Вечером вместе с Бернстайном в маленький зал ввалилась куча народу, женщины в норковых шубах, два ассистента. Один постоянно записывал все связанное с партитурой, другой – с оркестровыми голосами. Если мэтр что-то произносил – это мгновенно фиксировалось на бумаге. Репетиция была с роялем, и пианист, какой-то профессор консерватории, стал играть вступление. И три или даже четыре раза подряд Бернстайн его недовольно прерывал. Пианист – такой рыжеволосый – начал нервничать и пошел красными пятнами. Завял и я. Закрыл глаза, взмолился про себя: «Господи, пронеси!» – да так с закрытыми глазами вступил и стал играть концерт Моцарта. Тихо играл, сам себя успокаивая, а когда пошла главная партия, я осмелел и приоткрыл глаза. Смотрю, Бернстайн с улыбкой очень внимательно меня слушает, не прерывая. Только в конце первой части спросил:
– Владимир, а вы можете в этом месте сыграть вот такие штрихи?

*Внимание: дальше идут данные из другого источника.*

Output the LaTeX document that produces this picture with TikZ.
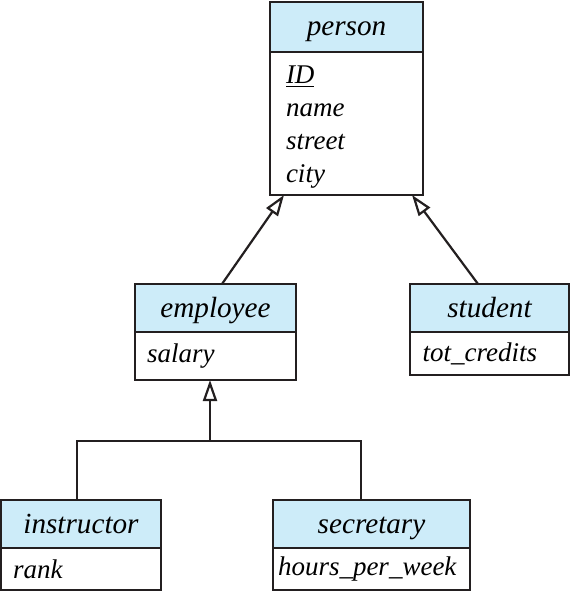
\documentclass[tikz,border=0pt]{standalone}
\usepackage{fontspec}
\setmainfont{Liberation Serif}[ItalicFont={Liberation Serif Italic}]
\usetikzlibrary{arrows.meta,positioning,calc}
\definecolor{enteteUML}{RGB}{205,236,249}
\definecolor{traitUML}{RGB}{35,31,32}
\newcommand{\fontentete}{\fontsize{14.6}{17}\selectfont\itshape}
\newcommand{\fontattr}{\fontsize{13.5}{16.5}\selectfont\itshape}

\begin{document}
\begin{tikzpicture}[x=0.5pt,y=-0.5pt,
        entete/.style={draw=traitUML,fill=enteteUML,line width=1.1pt,inner sep=0pt,outer sep=0pt,
          text height=11pt,text depth=2pt,
          minimum height=24pt,anchor=north west,font=\fontentete},
        attr/.style={draw=traitUML,fill=white,line width=1.1pt,inner ysep=0pt,inner xsep=6pt,
          outer sep=0pt,align=left,anchor=north west,font=\fontattr},
        lien/.style={draw=traitUML,line width=1.1pt},
        herite/.style={lien,-{Triangle[open,length=10.5pt,width=7pt,line width=1.1pt]}}
      ]
        \useasboundingbox (0,0) rectangle (573,593);

        % Classe mère
        \node[entete,minimum width=76.5pt,minimum height=25pt] (perH) at (270,2) {person};
        \node[attr,text width=60.5pt,inner xsep=8pt,minimum height=71.5pt] (perA)
          at (perH.south west) {\rule{0pt}{12.5pt}\underline{ID}\\name\\street\\city};

        % Sous-classes de premier niveau
        \node[entete,minimum width=80.5pt] (empH) at (135,284) {employee};
        \node[attr,text width=68.5pt,minimum height=24pt] (empA)
          at (empH.south west) {salary};

        \node[entete,minimum width=79.5pt] (stuH) at (410,284) {student};
        \node[attr,text width=67pt,inner xsep=6.25pt,minimum height=21.5pt] (stuA)
          at (stuH.south west) {tot\_credits};

        % Sous-classes de second niveau
        \node[entete,minimum width=80pt] (insH) at (1,500) {instructor};
        \node[attr,text width=68pt,minimum height=21pt] (insA)
          at (insH.south west) {rank};

        \node[entete,minimum width=98.5pt] (secH) at (273,500) {secretary};
        \node[attr,text width=93.5pt,inner xsep=2.5pt,minimum height=21pt] (secA)
          at (secH.south west) {hours\_per\_week};

        % Généralisations
        \draw[herite] ([xshift=3.25pt]empH.north) -- ([xshift=-31.25pt]perA.south);
        \draw[herite] ([xshift=-5.75pt]stuH.north) -- ([xshift=32.75pt]perA.south);

        \coordinate (jn) at ([xshift=-2.75pt,yshift=-30.5pt]empA.south);
        \draw[herite] (jn) -- ([xshift=-2.75pt]empA.south);
        \draw[lien] ([xshift=-2pt]insH.north) |- (jn) -| ([xshift=-5.25pt]secH.north);
      \end{tikzpicture}
\end{document}
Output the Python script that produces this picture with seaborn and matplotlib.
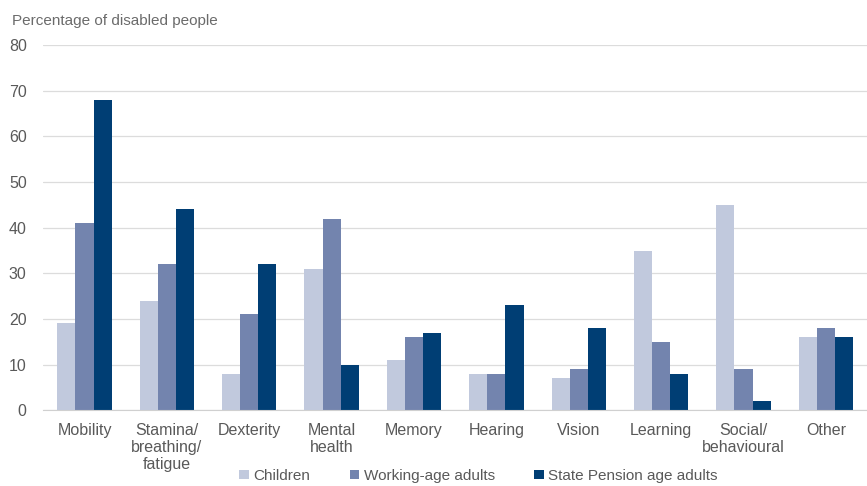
import pandas as pd
import seaborn as sns
import matplotlib.pyplot as plt

categories = ["Mobility", "Stamina/\nbreathing/\nfatigue", "Dexterity", "Mental\nhealth", "Memory",
              "Hearing", "Vision", "Learning", "Social/\nbehavioural", "Other"]
children = [19, 24, 8, 31, 11, 8, 7, 35, 45, 16]
working_age = [41, 32, 21, 42, 16, 8, 9, 15, 9, 18]
pension_age = [68, 44, 32, 10, 17, 23, 18, 8, 2, 16]
groups = ["Children", "Working-age adults", "State Pension age adults"]
colors = ["#c1c9dd", "#7384ae", "#003e74"]

df = pd.DataFrame({"category": categories * 3,
                   "group": [groups[0]] * 10 + [groups[1]] * 10 + [groups[2]] * 10,
                   "value": children + working_age + pension_age})

sns.set_style("white")
plt.rcParams["font.family"] = ["Liberation Sans", "DejaVu Sans"]

fig = plt.figure(figsize=(8.67, 4.86), dpi=100)
ax = fig.add_axes([0.05, 0.156, 0.95, 0.751])
sns.barplot(data=df, x="category", y="value", hue="group", palette=colors,
            width=0.66, ax=ax, saturation=1, linewidth=0, legend=True)

ax.set_ylim(0, 80)
ax.set_xlim(-0.5, 9.5)
ax.set_yticks(range(0, 81, 10))
ax.yaxis.grid(True, color="#dcdcdc", linewidth=0.9)
ax.set_axisbelow(True)
for s in ["top", "right", "left"]:
    ax.spines[s].set_visible(False)
ax.spines["bottom"].set_color("#d0d0d0")
ax.tick_params(axis="both", length=0, labelsize=11.5, colors="#595959")
ax.tick_params(axis="y", pad=12)
ax.tick_params(axis="x", pad=9)
for lab in ax.get_xticklabels():
    lab.set_linespacing(1.2)
ax.set_xlabel("")
ax.set_ylabel("")
fig.text(0.014, 0.948, "Percentage of disabled people", fontsize=11, color="#6b6b6b")

handles, labels = ax.get_legend_handles_labels()
ax.get_legend().remove()
fig.legend(handles, labels, loc="lower center", bbox_to_anchor=(0.552, -0.022), ncol=3,
           frameon=False, fontsize=11, handlelength=0.6, handleheight=0.6,
           handletextpad=0.3, columnspacing=2.6, labelcolor="#595959")

fig.savefig("out.png", dpi=100)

Штрихи эти, надо честно сказать, практически неисполнимые. Но я сыграл. А во второй части, где я делаю диминуэндо, то есть уменьшаю звучание, Бернстайн снова вмешался:
– Зачем вы в этом такте делаете диминуэндо?
– Потому что хочу услышать второй гобой, который играет в этом месте, – поясняю.
– О, найс! Запишите, чтобы второй гобой тут поярче сыграл, – говорит он своим ассистентам.
Закончили играть. Я видел, что Бернстайн в хорошем расположении духа, и осмелился его спросить:
– Простите, пожалуйста, маэстро, можно вам задать вопрос – почему вы попросили меня изменить штрихи в первой части?